Unlike the Russian train, our carriage manager did not feel the need to replenish the toilet paper in the bathroom, clean the bathroom, or the carriage for that matter, or provide soap in the bathroom, or febreeze (which I could have used on the mildew smelling wet carpet in my suite). Apparently I had been spoiled before, I knew it was a fantastic ride, I just didn’t know it wasn’t protocol. I felt bad for Ian who would spend 9 days on this dingy train with grumpy managers who didn’t even provide the compulsory train cups and spoons for coffee.
The train was excessively jiggly bouncing back and forth between the tracks as it wobbled and creaked through the southern Gobi desert. Barely being able to see out my window through what looked like months worth of dust and gunk, I squinted eagerly trying to make out the herds of camels drinking by the stream, the herdsmen on their horses rounding up their sheep, the sand dunes in the distance, and the endless brown prairies. It was torture not being able to take photos as the dirt covered window showed only a blurry world behind it.
As the sun began to set on the endless prairies of Mongolia, our train turned East toward China.
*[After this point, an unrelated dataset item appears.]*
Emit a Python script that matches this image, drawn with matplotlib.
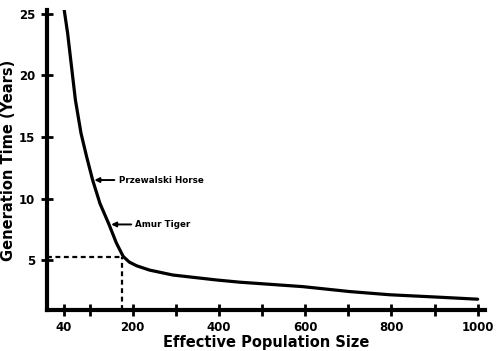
import matplotlib.pyplot as plt

# values
pop_size = [41, 49, 58, 67, 80, 93, 107, 124, 145, 162, 178, 192, 209, 239, 293,
            394, 448, 594, 703, 796, 912, 1000]
gen_time = [25.3, 23.4, 20.7, 18.0, 15.3, 13.4, 11.5, 9.6, 7.9, 6.4, 5.3, 4.85, 4.55,
            4.2, 3.8, 3.4, 3.22, 2.86, 2.46, 2.2, 2.0, 1.84]

knee_x = 176
knee_y = 5.25

x_ticks = [40, 200, 400, 600, 800, 1000]
x_minor = [100, 300, 500, 700, 900]
y_ticks = [5, 10, 15, 20, 25]

animals = ["Przewalski Horse", "Amur Tiger"]
animal_x = [107, 146]
animal_y = [11.5, 7.9]

fig = plt.figure(figsize=(5, 3.51), dpi=100)
ax = fig.add_axes([0.093, 0.117, 0.877, 0.855])

ax.plot(pop_size, gen_time, color="black", lw=2.3, solid_capstyle="round",
        solid_joinstyle="round")
ax.plot([0, knee_x], [knee_y, knee_y], color="black", lw=1.6, ls=(0, (2.2, 1.6)))
ax.plot([knee_x, knee_x], [0.97, knee_y], color="black", lw=1.6, ls=(0, (2.2, 1.6)))

for name, ax_x, ax_y in zip(animals, animal_x, animal_y):
    ax.annotate(name, xy=(ax_x + 4, ax_y), xytext=(ax_x + 60, ax_y),
                fontsize=6.3, fontweight="bold", va="center", ha="left",
                arrowprops=dict(arrowstyle="-|>", color="black", lw=1.4,
                                mutation_scale=7, shrinkA=1, shrinkB=0))

ax.set_xlim(0, 1017)
ax.set_ylim(0.97, 25.3)

ax.set_xticks(x_ticks)
ax.set_xticks(x_minor, minor=True)
ax.set_yticks(y_ticks)
ax.tick_params(direction="inout", length=8, width=2, labelsize=8.5, pad=4)
ax.tick_params(which="minor", direction="inout", length=8, width=2)
for lbl in ax.get_xticklabels() + ax.get_yticklabels():
    lbl.set_fontweight("bold")

for side in ["top", "right"]:
    ax.spines[side].set_visible(False)
for side in ["left", "bottom"]:
    ax.spines[side].set_linewidth(3)

ax.set_xlabel("Effective Population Size", fontsize=10.5, fontweight="bold", labelpad=1)
ax.set_ylabel("Generation Time (Years)", fontsize=10.5, fontweight="bold", labelpad=2)

fig.savefig("out.png", dpi=100)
The deep black smoke billowing out the train as it whipped through the s-curved tracks wobbling and creaking the whole way. Despite having only filled my pot a quarter of the way for my ramen noodles, the wobbling was so intense the broth was flinging side by side all over the little table. The suite was starting to feel disgusting with a wet slimy mildewy carpet and dirty table covered in broth. I climbed into the top bunk to pretend it was all just a dream.
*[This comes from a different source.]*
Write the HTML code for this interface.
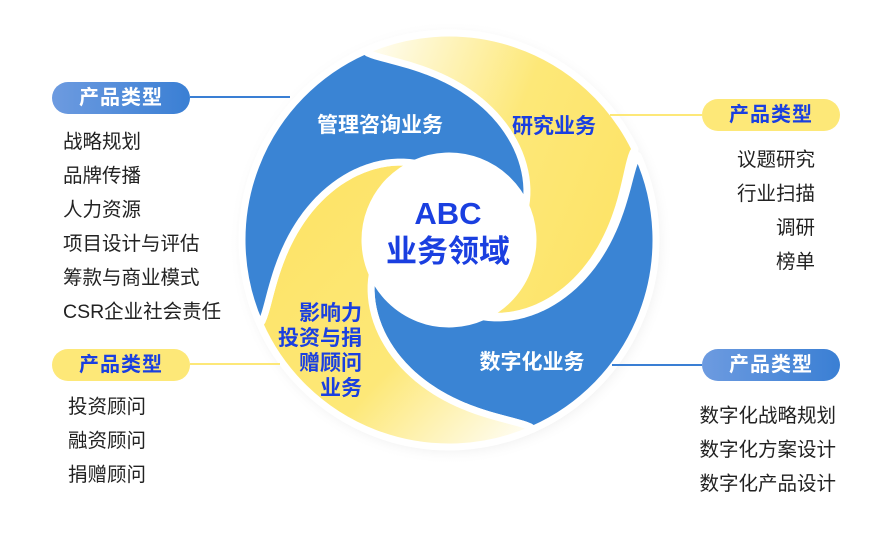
<!DOCTYPE html>
<html><head><meta charset="utf-8"><style>
body{margin:0;width:889px;height:554px;background:#fff;overflow:hidden;position:relative;font-family:"Liberation Sans","Noto Sans CJK SC",sans-serif}
.pill{position:absolute;width:138px;height:32px;border-radius:16px;font-size:20px;font-weight:bold;line-height:32px;text-align:center;letter-spacing:1px}
.b{background:linear-gradient(90deg,#6d9be0,#3a7fd4);color:#fff}
.y{background:#fde878;color:#1a3fe0}
.list{position:absolute;font-size:19.5px;color:#222;line-height:34px}
.line{position:absolute;height:2px}
svg{position:absolute;left:0;top:0}
</style></head><body>
<svg width="889" height="554" id="s">
<defs>
<linearGradient id="gy1" x1="0" y1="0" x2="1" y2="0.4"><stop offset="0" stop-color="#fff"/><stop offset="0.6" stop-color="#fde878"/><stop offset="1" stop-color="#fde46a"/></linearGradient>
<linearGradient id="gy2" x1="0.2" y1="0.2" x2="1" y2="1"><stop offset="0" stop-color="#fde46a"/><stop offset="0.5" stop-color="#fde878"/><stop offset="1" stop-color="#fff"/></linearGradient>
<radialGradient id="sh" cx="0.5" cy="0.5" r="0.5"><stop offset="0.9" stop-color="#ddd"/><stop offset="1" stop-color="#fff" stop-opacity="0"/></radialGradient>
</defs>
<circle cx="451" cy="243" r="222" fill="url(#sh)" opacity="0.6"/>
<circle cx="449" cy="240" r="209" fill="#fff"/>
<g id="blades"></g>
<text x="448" y="224" text-anchor="middle" font-size="31" font-weight="bold" fill="#1a3fe0" font-family="Liberation Sans,sans-serif">ABC</text>
<text x="448" y="262" text-anchor="middle" font-size="31" font-weight="bold" fill="#1a3fe0" font-family="Liberation Sans,Noto Sans CJK SC,sans-serif">业务领域</text>
<text x="380" y="132" text-anchor="middle" font-size="21" font-weight="bold" fill="#fff" font-family="Liberation Sans,Noto Sans CJK SC,sans-serif">管理咨询业务</text>
<text x="554" y="133" text-anchor="middle" font-size="21" font-weight="bold" fill="#1a3fe0" font-family="Liberation Sans,Noto Sans CJK SC,sans-serif">研究业务</text>
<text x="532" y="369" text-anchor="middle" font-size="21" font-weight="bold" fill="#fff" font-family="Liberation Sans,Noto Sans CJK SC,sans-serif">数字化业务</text>
<g font-size="21" font-weight="bold" fill="#1a3fe0" text-anchor="end" font-family="Liberation Sans,Noto Sans CJK SC,sans-serif">
<text x="362" y="320">影响力</text><text x="362" y="345">投资与捐</text><text x="362" y="370">赠顾问</text><text x="362" y="395">业务</text></g>
</svg>
<div class="line" style="left:190px;top:96px;width:100px;background:#3a7fd4"></div>
<div class="line" style="left:190px;top:363px;width:90px;background:#fde878"></div>
<div class="line" style="left:610px;top:114px;width:92px;background:#fde878"></div>
<div class="line" style="left:612px;top:364px;width:90px;background:#3a7fd4"></div>
<div class="pill b" style="left:52px;top:82px">产品类型</div>
<div class="pill y" style="left:52px;top:349px">产品类型</div>
<div class="pill y" style="left:702px;top:99px">产品类型</div>
<div class="pill b" style="left:702px;top:349px">产品类型</div>
<div class="list" style="left:63px;top:125px">战略规划<br>品牌传播<br>人力资源<br>项目设计与评估<br>筹款与商业模式<br>CSR企业社会责任</div>
<div class="list" style="left:68px;top:390px">投资顾问<br>融资顾问<br>捐赠顾问</div>
<div class="list" style="right:74px;top:143px;text-align:right">议题研究<br>行业扫描<br>调研<br>榜单</div>
<div class="list" style="right:53px;top:399px;text-align:right">数字化战略规划<br>数字化方案设计<br>数字化产品设计</div>
<script>
(function(){
var cx=449,cy=240,R=207,r0=84,N=40;
function sp(a0){var pts=[];for(var i=0;i<=N;i++){var t=i/N;var r=R-(R-r0)*t;var a=(a0+90*Math.pow(t,1.4))*Math.PI/180;pts.push([cx+r*Math.cos(a),cy+r*Math.sin(a)]);}return pts;}
var blades=[[244,'url(#gy1)'],[336,'#3a84d4'],[66,'url(#gy2)'],[156,'#3a84d4']];
var g=document.getElementById('blades'),h='';
blades.forEach(function(b){
 var a=b[0],s1=sp(a),s2=sp(a+90);
 var d='M'+s1[0].join(',');
 var e=(a+90)*Math.PI/180;
 d+=' A'+R+','+R+' 0 0 1 '+(cx+R*Math.cos(e))+','+(cy+R*Math.sin(e));
 for(var i=1;i<=N;i++)d+=' L'+s2[i].join(',');
 d+=' A'+r0+','+r0+' 0 0 0 '+s1[N].join(',');
 for(var i=N-1;i>=0;i--)d+=' L'+s1[i].join(',');
 d+='Z';
 h+='<path d="'+d+'" fill="'+b[1]+'" stroke="#fff" stroke-width="7" stroke-linejoin="round"/>';
});
g.innerHTML=h;
})();
</script>
</body></html>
Around 7:00pm we stopped in Dzaminude for Mongolian border control. It’s always such a flurry as they enter the train walking quickly from one end to the next until there’s someone who stops and asks for your passport. He didn’t even look to confirm it was me, just grabbed it and left. Next a woman stopped in and took the declaration form that was stamped from when I entered and asked me to open the cubby below the bed and the shower. It was the least rigorous search so far. It would be another hour that I’d be without my passport, the longest so far on the journey, before the man would return and hand me an Italian passport and struggle with my repeated no, the blue passport, not that one.
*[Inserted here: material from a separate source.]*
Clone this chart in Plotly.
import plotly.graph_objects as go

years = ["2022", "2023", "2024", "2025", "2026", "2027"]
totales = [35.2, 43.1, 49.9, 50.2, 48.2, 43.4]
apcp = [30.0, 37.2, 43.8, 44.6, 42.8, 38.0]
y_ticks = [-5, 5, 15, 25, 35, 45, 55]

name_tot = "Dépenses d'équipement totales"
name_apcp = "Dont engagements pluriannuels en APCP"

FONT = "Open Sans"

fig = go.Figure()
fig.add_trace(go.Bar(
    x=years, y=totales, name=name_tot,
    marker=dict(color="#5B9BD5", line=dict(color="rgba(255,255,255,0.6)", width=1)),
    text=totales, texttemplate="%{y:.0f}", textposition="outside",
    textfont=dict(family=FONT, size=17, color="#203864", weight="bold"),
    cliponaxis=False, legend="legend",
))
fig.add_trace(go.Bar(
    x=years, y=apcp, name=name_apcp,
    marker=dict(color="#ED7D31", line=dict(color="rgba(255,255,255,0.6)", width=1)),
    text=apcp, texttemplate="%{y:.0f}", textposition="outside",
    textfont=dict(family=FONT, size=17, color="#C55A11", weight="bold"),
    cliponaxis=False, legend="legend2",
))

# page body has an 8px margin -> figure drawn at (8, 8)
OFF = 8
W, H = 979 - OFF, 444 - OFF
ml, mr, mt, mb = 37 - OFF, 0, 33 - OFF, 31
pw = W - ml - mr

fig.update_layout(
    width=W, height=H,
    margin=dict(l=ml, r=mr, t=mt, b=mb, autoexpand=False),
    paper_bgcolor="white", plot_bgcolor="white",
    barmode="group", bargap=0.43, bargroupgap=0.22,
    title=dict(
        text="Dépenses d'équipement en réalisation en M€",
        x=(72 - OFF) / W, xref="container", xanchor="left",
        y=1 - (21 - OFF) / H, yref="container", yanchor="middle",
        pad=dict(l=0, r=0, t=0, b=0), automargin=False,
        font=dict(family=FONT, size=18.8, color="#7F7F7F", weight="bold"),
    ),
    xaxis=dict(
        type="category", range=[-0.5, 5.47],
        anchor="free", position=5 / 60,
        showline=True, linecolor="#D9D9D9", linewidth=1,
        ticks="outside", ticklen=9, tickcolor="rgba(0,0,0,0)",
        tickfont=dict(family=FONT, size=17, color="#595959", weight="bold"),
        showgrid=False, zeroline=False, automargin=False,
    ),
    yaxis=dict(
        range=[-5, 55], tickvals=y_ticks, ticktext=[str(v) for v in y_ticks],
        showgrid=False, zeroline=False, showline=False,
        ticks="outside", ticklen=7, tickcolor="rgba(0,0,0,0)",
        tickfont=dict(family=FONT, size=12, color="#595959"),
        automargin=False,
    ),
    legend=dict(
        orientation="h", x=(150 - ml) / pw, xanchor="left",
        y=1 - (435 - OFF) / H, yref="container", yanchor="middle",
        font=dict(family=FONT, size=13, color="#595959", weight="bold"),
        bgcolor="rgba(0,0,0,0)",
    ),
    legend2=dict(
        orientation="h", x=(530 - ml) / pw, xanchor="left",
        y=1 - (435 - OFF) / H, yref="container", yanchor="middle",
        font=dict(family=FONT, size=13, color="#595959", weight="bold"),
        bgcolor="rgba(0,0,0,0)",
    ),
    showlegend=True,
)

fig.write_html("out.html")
With the toilets closed for the 2 hours to do the Mongolian passport control and knowing in 20 minutes they’d be closed again for the 4 hours at the China border, I begged them to unlock the toilets. How everyone else managed, I don’t know. It was 10km later that we got to Erlian on the China side which was quite the experience. The Chinese rail requires a different set of wheels than the Mongolian and Russian rails. After an equally less stringent border control process of checking passports and rooms, the train started undergoing it’s transformation.
After an abrupt clanking and jerking of the train, it began to roll backward the entire length of the train. Then it paused, abruptly shook and rattled and jerked again, and started rolling forward on a different track until we were back at the train station. Oddly, it did this back and forth once more until we were on an even further track in the station. At that point, the train shook violently much like if T-Rex were trying to attack us, the train crew worked each set of wheels at a time, and with each one it was as if we were hit head on by a semi-truck. The clanking, the shaking. As they finished the wheels on a carriage, there’d be small reprieve as we slid backward for a few seconds to line up the next carriage.
Within seconds of the last wheels getting transformed and the violent shaking stopping, I was out like a light. It had been a long day.